- Problem details
Look for the string "this" in the lines and copy each line that has it.

· · ·

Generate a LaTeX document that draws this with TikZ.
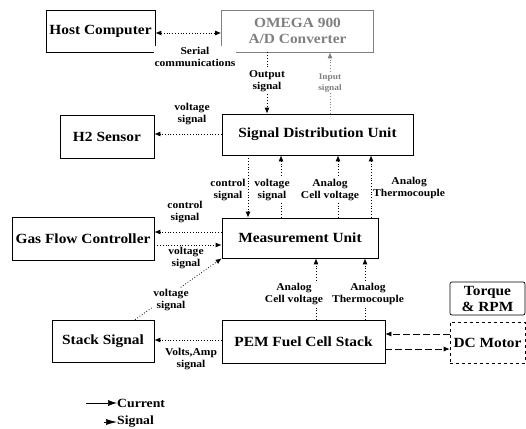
\documentclass[tikz,border=0pt]{standalone}
\usepackage{fontspec}
\setmainfont{Liberation Serif}[FakeStretch=1.1]
\usetikzlibrary{arrows.meta,calc}
\definecolor{faded}{gray}{0.5}
\begin{document}
\begin{tikzpicture}[x=1pt,y=-1pt,
  box/.style={draw, line width=0.7pt, inner sep=0pt, align=center,
    font=\bfseries\fontsize{14}{16}\selectfont},
  lbl/.style={font=\bfseries\fontsize{10.5}{12.5}\selectfont, align=center,
    inner sep=1pt, fill=white},
  tip/.style={-{Latex[length=6pt,width=5pt]}},
  sig/.style={dotted, line width=0.8pt, tip},
  sigb/.style={dotted, line width=0.8pt, {Latex[length=6pt,width=5pt]}-{Latex[length=6pt,width=5pt]}},
  cur/.style={dash pattern=on 7pt off 3pt, line width=0.7pt, tip},
]
\useasboundingbox (0,0) rectangle (526,428);
\fill[white] (0,0) rectangle (526,428);

% boxes
\node[box, minimum width=109pt, minimum height=42pt] (host) at (100.5,31.5) {Host Computer};
\node[box, minimum width=152pt, minimum height=42pt, text=faded, draw=faded] (omega) at (297.5,31) {OMEGA 900\\A/D Converter};
\node[box, minimum width=191pt, minimum height=41pt] (sdu) at (317.5,134.5) {Signal Distribution Unit};
\node[box, minimum width=94pt, minimum height=43pt] (h2) at (107,136.5) {H2 Sensor};
\node[box, minimum width=156pt, minimum height=40pt] (mu) at (300,238) {Measurement Unit};
\node[box, minimum width=142pt, minimum height=43pt] (gfc) at (83,238.5) {Gas Flow Controller};
\node[box, minimum width=102pt, minimum height=42pt] (ss) at (103,341) {Stack Signal};
\node[box, minimum width=163pt, minimum height=43pt] (pem) at (303.5,341.5) {PEM Fuel Cell Stack};
\node[box, minimum width=75pt, minimum height=33pt, rounded corners=2pt] (tq) at (487.5,298.5) {Torque\\\& RPM};
\node[box, minimum width=75pt, minimum height=41pt, dashed] (dc) at (487.5,342.5) {DC Motor};

% host <-> omega
\draw[sigb] (host.east |- 0,33) -- (omega.west |- 0,33);
\node[lbl] (lser) at (195,57) {Serial\\communications};

% omega <-> sdu
\draw[sig] (omega.south -| 267,0) -- (sdu.north -| 267,0);
\node[lbl] (lout) at (267,81) {Output\\signal};
\draw[sig, draw=faded] (sdu.north -| 330,0) -- (omega.south -| 330,0);
\node[lbl, text=faded, font=\bfseries\fontsize{8.5}{11}\selectfont] (lin) at (330,83) {Input\\signal};

% sdu -> h2
\draw[sig] (sdu.west |- 0,134) -- (h2.east |- 0,134);
\node[lbl] (lh2) at (192,114) {voltage\\signal};

% sdu <-> mu
\draw[sig] (sdu.south -| 248,0) -- (mu.north -| 248,0);
\draw[sig] (mu.north -| 281,0) -- (sdu.south -| 281,0);
\draw[sig] (mu.north -| 338,0) -- (sdu.south -| 338,0);
\draw[sig] (mu.north -| 371,0) -- (sdu.south -| 371,0);
\node[lbl] (lctl) at (228,190) {control\\signal};
\node[lbl] (lvs) at (272,190) {voltage\\signal};
\node[lbl] (lacv) at (330,190) {Analog\\Cell voltage};
\node[lbl, anchor=west] (lath) at (372,188) {Analog\\Thermocouple};

% mu <-> gfc
\draw[sig] (mu.west |- 0,232) -- (gfc.east |- 0,232);
\draw[sig] (gfc.east |- 0,245) -- (mu.west |- 0,245);
\node[lbl, fill=none] (lgc) at (185,212) {control\\signal};
\node[lbl, fill=none] (lgv) at (186,258) {voltage\\signal};

% ss -> mu
\draw[sig] (ss.north -| 135,0) -- (mu.south west);
\node[lbl] (lsv) at (171,300) {voltage\\signal};

% pem -> ss
\draw[sig] (pem.west |- 0,340) -- (ss.east |- 0,340);
\node[lbl, fill=none] (lva) at (191,359) {Volts,Amp\\signal};

% pem -> mu
\draw[sig] (pem.north -| 316,0) -- (mu.south -| 316,0);
\draw[sig] (pem.north -| 365,0) -- (mu.south -| 365,0);
\node[lbl] (lpcv) at (294,294) {Analog\\Cell voltage};
\node[lbl] (lpth) at (368,294) {Analog\\Thermocouple};

% pem <-> dc motor
\draw[cur] (dc.west |- 0,334) -- (pem.east |- 0,334);
\draw[cur] (pem.east |- 0,349) -- (dc.west |- 0,349);

% legend
\node[font=\bfseries\fontsize{12.5}{14}\selectfont, anchor=west, inner sep=0pt] (lcur) at (117,403) {Current};
\node[font=\bfseries\fontsize{12.5}{14}\selectfont, anchor=west, inner sep=0pt] (lsig) at (117,422) {Signal};
\coordinate (c1) at (86,403);
\coordinate (c2) at (104,422);
\draw[line width=0.7pt, -{Latex[length=9pt,width=6pt]}] (c1) -- (lcur.west);
\draw[line width=0.7pt, -{Latex[length=11pt,width=6pt]}] (c2) -- (lsig.west);
\end{tikzpicture}
\end{document}
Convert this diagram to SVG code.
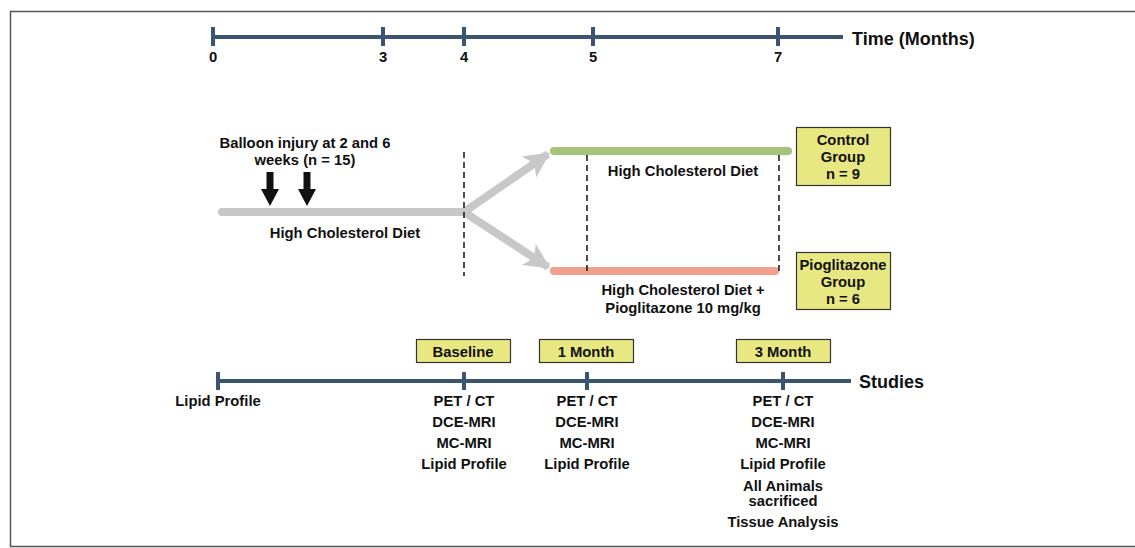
<svg xmlns="http://www.w3.org/2000/svg" width="1135" height="548" viewBox="0 0 1135 548">
<defs>
<style>
text{font-family:"Liberation Sans",Arial,sans-serif;font-weight:bold;font-size:14.8px;fill:#111;text-anchor:middle}
.axis{stroke:#3a5572;stroke-width:4;fill:none}
.tick{stroke:#3a5572;stroke-width:4}
.big{font-size:18px;text-anchor:start}
.dash{stroke:#111;stroke-width:1.5;stroke-dasharray:6,4;fill:none}
.box{fill:#e8e882;stroke:#333;stroke-width:1.2}
.gray{stroke:#c8c8c8;stroke-width:8;stroke-linecap:round;fill:none}
.frame{stroke:#555;stroke-width:1.5;fill:none}
</style>
<marker id="gh" viewBox="0 0 10 10" refX="9" refY="5" markerWidth="3.4" markerHeight="3.2" orient="auto" markerUnits="strokeWidth">
<path d="M0,0 L10,5 L0,10 L2.5,5 z" fill="#c8c8c8"/>
</marker>
</defs>
<rect x="0" y="0" width="1135" height="548" fill="#fff"/>
<path class="frame" d="M1135,11.5 H10.5 V546.5 H1135"/>

<g id="time-axis">
<line class="axis" x1="213" y1="37" x2="843" y2="37"/>
<line class="tick" x1="213" y1="27" x2="213" y2="46"/>
<line class="tick" x1="383" y1="27" x2="383" y2="46"/>
<line class="tick" x1="464" y1="27" x2="464" y2="46"/>
<line class="tick" x1="593" y1="27" x2="593" y2="46"/>
<line class="tick" x1="778" y1="27" x2="778" y2="46"/>
<text x="213" y="62">0</text>
<text x="383" y="62">3</text>
<text x="464" y="62">4</text>
<text x="593" y="62">5</text>
<text x="778" y="62">7</text>
<text class="big" x="852" y="45">Time (Months)</text>
</g>

<g id="connectors">
<line class="gray" x1="222" y1="212" x2="464" y2="212"/>
<line stroke="#c8c8c8" stroke-width="8" x1="464" y1="212" x2="548" y2="154" marker-end="url(#gh)"/>
<line stroke="#c8c8c8" stroke-width="8" x1="464" y1="212" x2="548" y2="267" marker-end="url(#gh)"/>
<line stroke="#a5c47a" stroke-width="8" stroke-linecap="round" x1="554" y1="151" x2="788" y2="151"/>
<line stroke="#f2a08e" stroke-width="8" stroke-linecap="round" x1="554" y1="271" x2="775" y2="271"/>
<path d="M266.5,172 H273.5 V189 H279 L270,206 L261,189 H266.5 Z" fill="#111"/>
<path d="M303.5,172 H310.5 V189 H316 L307,206 L298,189 H303.5 Z" fill="#111"/>
<line class="dash" x1="464" y1="152" x2="464" y2="276"/>
<line class="dash" x1="587" y1="155" x2="587" y2="273"/>
<line class="dash" x1="779" y1="155" x2="779" y2="273"/>
</g>

<g id="balloon-label">
<text x="305" y="148">Balloon injury at 2 and 6</text>
<text x="305" y="165">weeks (n = 15)</text>
</g>
<g id="diet-label"><text x="345" y="238">High Cholesterol Diet</text></g>
<g id="control-diet-label"><text x="683" y="176">High Cholesterol Diet</text></g>
<g id="pio-diet-label">
<text x="683" y="295">High Cholesterol Diet +</text>
<text x="683" y="313">Pioglitazone 10 mg/kg</text>
</g>

<g id="control-group">
<rect class="box" x="796.5" y="127.5" width="94" height="58"/>
<text x="843" y="145">Control</text>
<text x="843" y="162">Group</text>
<text x="843" y="179">n = 9</text>
</g>
<g id="pioglitazone-group">
<rect class="box" x="796.5" y="252.5" width="94" height="57"/>
<text x="843" y="270">Pioglitazone</text>
<text x="843" y="287">Group</text>
<text x="843" y="304">n = 6</text>
</g>

<g id="studies-axis">
<line class="axis" x1="218" y1="381" x2="851" y2="381"/>
<line class="tick" x1="218" y1="372" x2="218" y2="390"/>
<line class="tick" x1="464" y1="372" x2="464" y2="390"/>
<line class="tick" x1="587" y1="372" x2="587" y2="390"/>
<line class="tick" x1="783" y1="372" x2="783" y2="390"/>
<text class="big" x="859" y="388">Studies</text>
</g>

<g id="baseline">
<rect class="box" x="416.5" y="339.5" width="94" height="23"/>
<text x="463" y="357">Baseline</text>
</g>
<g id="one-month">
<rect class="box" x="539.5" y="339.5" width="94" height="23"/>
<text x="586" y="357">1 Month</text>
</g>
<g id="three-month">
<rect class="box" x="736.5" y="339.5" width="94" height="23"/>
<text x="783" y="357">3 Month</text>
</g>

<g id="study-start"><text x="218" y="406">Lipid Profile</text></g>
<g id="study-baseline">
<text x="464" y="406">PET / CT</text>
<text x="464" y="427">DCE-MRI</text>
<text x="464" y="448">MC-MRI</text>
<text x="464" y="469">Lipid Profile</text>
</g>
<g id="study-1month">
<text x="587" y="406">PET / CT</text>
<text x="587" y="427">DCE-MRI</text>
<text x="587" y="448">MC-MRI</text>
<text x="587" y="469">Lipid Profile</text>
</g>
<g id="study-3month">
<text x="783" y="406">PET / CT</text>
<text x="783" y="427">DCE-MRI</text>
<text x="783" y="448">MC-MRI</text>
<text x="783" y="469">Lipid Profile</text>
<text x="783" y="491">All Animals</text>
<text x="783" y="506">sacrificed</text>
<text x="783" y="527">Tissue Analysis</text>
</g>
</svg>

· · ·

- The result
Generate a LaTeX document that draws this with TikZ.
Convert this diagram to SVG code.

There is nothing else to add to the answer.